Which might have been ok if the A’s hadn’t battered out 33 of their own, including 20 in the series-opener.

That last was the straw that severely harmed the camel’s back for some Sox watchers. It’s 1 thing to lose and to be out of contention – That happens to every team from time to time – Nobody, not even the Yankees, has a God-given annual ticket to October play. The problem encapsulated by that 2-20 loss against the admittedly hot A’s is that it is not ok to be humiliated.

And the Sox were being humiliated.

After Boston lost the 2nd game to the A’s, this time by a comparatively tight 1-7, Dustin Pedroia was asked whether the Red Sox had reached the point of embarrassment. His reply was telling in its baldness:


For a payroll of $140 million you don’t get to just roll over and die.

It was no surprise to then read that key members of the ownership group and General Manager, Ben Cherington were flying out to Seattle, the next stop on the Red Sox’ West Coast misadventure. John Henry and Co. were either heading out West for a reckoning with Bobby V. or a tour of the Space Needle. The smart money was not on the Space Needle.

The smart money though was wrong, although it’s unclear if anyone went on a tour of the Space Needle. Upper management was there to give qualified support.
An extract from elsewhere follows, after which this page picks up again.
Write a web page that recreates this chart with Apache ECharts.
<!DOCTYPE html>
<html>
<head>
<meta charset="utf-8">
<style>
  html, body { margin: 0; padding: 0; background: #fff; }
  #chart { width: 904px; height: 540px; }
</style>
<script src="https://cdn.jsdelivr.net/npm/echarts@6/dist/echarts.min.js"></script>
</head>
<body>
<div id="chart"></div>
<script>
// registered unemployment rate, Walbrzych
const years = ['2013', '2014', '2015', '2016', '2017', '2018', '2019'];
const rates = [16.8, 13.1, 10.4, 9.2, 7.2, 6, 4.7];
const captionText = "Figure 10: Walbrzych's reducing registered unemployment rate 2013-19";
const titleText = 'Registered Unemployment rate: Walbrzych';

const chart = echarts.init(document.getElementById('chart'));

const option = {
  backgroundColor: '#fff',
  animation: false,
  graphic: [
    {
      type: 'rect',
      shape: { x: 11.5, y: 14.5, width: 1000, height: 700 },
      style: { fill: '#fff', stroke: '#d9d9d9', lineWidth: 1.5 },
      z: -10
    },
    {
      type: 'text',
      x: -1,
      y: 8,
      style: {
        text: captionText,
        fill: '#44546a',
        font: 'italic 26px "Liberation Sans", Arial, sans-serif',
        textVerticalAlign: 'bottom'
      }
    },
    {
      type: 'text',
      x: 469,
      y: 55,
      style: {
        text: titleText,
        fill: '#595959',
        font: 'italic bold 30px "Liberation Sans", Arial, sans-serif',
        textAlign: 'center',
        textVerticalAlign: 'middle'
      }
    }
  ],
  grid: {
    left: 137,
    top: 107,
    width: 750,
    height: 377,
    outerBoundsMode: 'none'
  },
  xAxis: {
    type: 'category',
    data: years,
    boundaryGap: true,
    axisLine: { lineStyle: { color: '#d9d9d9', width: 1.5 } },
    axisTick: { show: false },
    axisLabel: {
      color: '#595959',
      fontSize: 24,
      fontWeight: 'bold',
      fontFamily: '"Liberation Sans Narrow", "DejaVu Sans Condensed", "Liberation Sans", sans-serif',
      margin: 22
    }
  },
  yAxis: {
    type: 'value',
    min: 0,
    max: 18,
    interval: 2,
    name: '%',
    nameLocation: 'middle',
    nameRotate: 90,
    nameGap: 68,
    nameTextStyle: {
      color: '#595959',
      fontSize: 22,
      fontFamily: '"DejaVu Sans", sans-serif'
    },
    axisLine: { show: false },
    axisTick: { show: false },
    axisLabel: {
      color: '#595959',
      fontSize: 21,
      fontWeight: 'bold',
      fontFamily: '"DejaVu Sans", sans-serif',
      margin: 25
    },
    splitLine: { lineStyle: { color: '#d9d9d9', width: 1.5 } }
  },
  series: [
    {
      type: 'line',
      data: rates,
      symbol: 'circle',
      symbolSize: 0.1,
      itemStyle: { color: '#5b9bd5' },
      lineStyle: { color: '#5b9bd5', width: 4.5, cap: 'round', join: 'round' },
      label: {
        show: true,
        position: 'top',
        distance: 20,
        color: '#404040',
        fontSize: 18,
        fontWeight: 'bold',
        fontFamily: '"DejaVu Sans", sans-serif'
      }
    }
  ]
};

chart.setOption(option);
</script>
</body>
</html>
To be accurate, they had actually given that some weeks before – Team President Larry Lucchino had said then that Bobby V. would ‘unequivocally’ see out the season as manager.

That was before the Sox got ‘unequivocally’ pasted by the A’s though so John Henry flying out to Seattle to have breakfast with Bobby V. had the air of something more serious – Possibly a ‘It’s not you, it’s me’ kind of talk. The kind that ends with 1 party asking the other for their CD’s back.
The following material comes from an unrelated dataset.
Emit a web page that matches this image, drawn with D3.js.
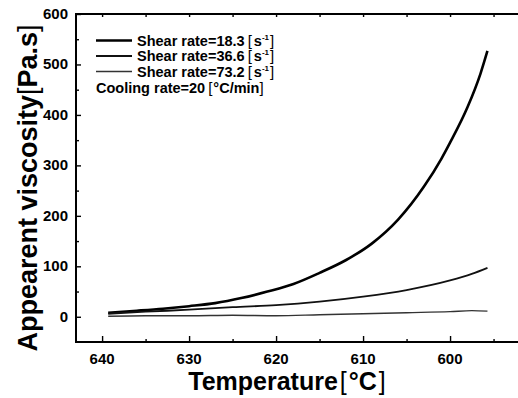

In this case though Bobby V. got to keep the music and even had some gallows humour when asked what the breakfast was about:

‘You know you don’t go there. What do you think, we talked about art? Liverpool? We talked about baseball and our team, obviously. Things that he’s concerned with are the things that I deal with.’

And when asked if the meeting was a good 1:

‘I always feel good after breakfast. It’s one of my favorite meals.’

Which is a good attitude – Breakfast is the most important meal of the day.

So the message from all of that was that Bobby V. would remain as manager of the Red Sox.

For the remainder of the season.


The silence after that declaration was so pregnant with subtext that it went into labour a short time later and gave birth to octuplets.

And so the Red Sox have forged on, chewing up the last morsels of the season, in much the same way as a centenarian with no teeth and an over-active gag reflex. Bobby V.’s departure is assumed but not confirmed – The front office obviously wants to not feed the hyper-bowl surrounding this team and so they plan to quietly see out 2012 and then review. That self-reflection will no doubt be quick and painless – Sox General Manager Ben Cherington had this to say on that:

‘I’d always rather get the decision right than rush it. But what we know we need to do is hit the ground running this offseason. One of the things that, as I look back on last offseason, that didn’t go perfectly was simply the amount of time that we spent on the manager search and what that did to the rest of the offseason and I would like to spend less time on it this offseason, that’s for sure.’

Hang on a second Ben – Why would you be spending time looking for a manager when you’ve already got Bobby V.? I mean, it’s not like you’ve kicked his arse to the kerb just ye…

Oh… I see…


Ben then issued a clarification:

‘I honestly meant it very literally, like we would like to spend less time on it. That could mean one day, that could mean no days. In my mind, it was nothing to do with Bobby or a decision about him, but I guess people are taking it the wrong way and if I need to clarify it, I’ll clarify it.

The only thing I can clarify is to tell you that I meant it in the most literal sense possible. We’d like to focus less of our offseason on who the manger is. I don’t think that has anything to do with Bobby Valentine. It has to do with how we’re allocating our time.’

Which might well be true although you’d have to question whether Ben’s original comments were a wise appreciation of the level of intrigue surrounding the Red Sox right now or whether they were a tone-deaf confirmation of what pretty much everyone believes.

And to be honest, I don’t reckon that would be the worst thing for Bobby V. right now. This is a man who is frankly bat@#$% crazy, who’s natural state involves hyperactively caromming off the walls like 1 of those super-bouncy rubber balls. His time out front of the implosive 2012 Red Sox though has turned him into a squash ball – Still working hard to bounce but more often coming up flat.

Maybe it’s time for him to recognize that this is not working for anyone.

There is no better template for him in this than the actions of Australian rugby league legend Mal Meninga. Big Mal had a stellar playing career for club, state and country. The centre, who hailed from Bundaberg in Queensland, played the bulk of his National Rugby League (NRL) career for the Canberra Raiders. Canberra is part of the Australian Capital Territory (ACT) and the home to Australia’s parliament. Consequently it’s a bit political there. Even for sports stars.

Big Mal, by all accounts a nice bloke, was tapped to run for the ACT parliament as a social conservative. He was a good bet – Popular, energetic and with a well-drilled machine backing him.

And so he announced his candidacy, via an interview on Australian Broadcasting Corporation (ABC) radio. Halfway through the interview though he hit a snag. He was explaining why he was running for office when it occurred to him that he really didn’t want to run for office:

‘I was… I’m buggered. I’m sorry. I have to resign.’

Thus ended a promising political career. Pretty much where it started.

Since then Mal has been the butt of many jokes. This is unfair though. The big of stature man did what big of heart folks do – Had the wit to work out that it wasn’t for him and the courage to back out with a strange sort of grace, but grace nonetheless.

That grace is still available to Bobby V. Will he take it?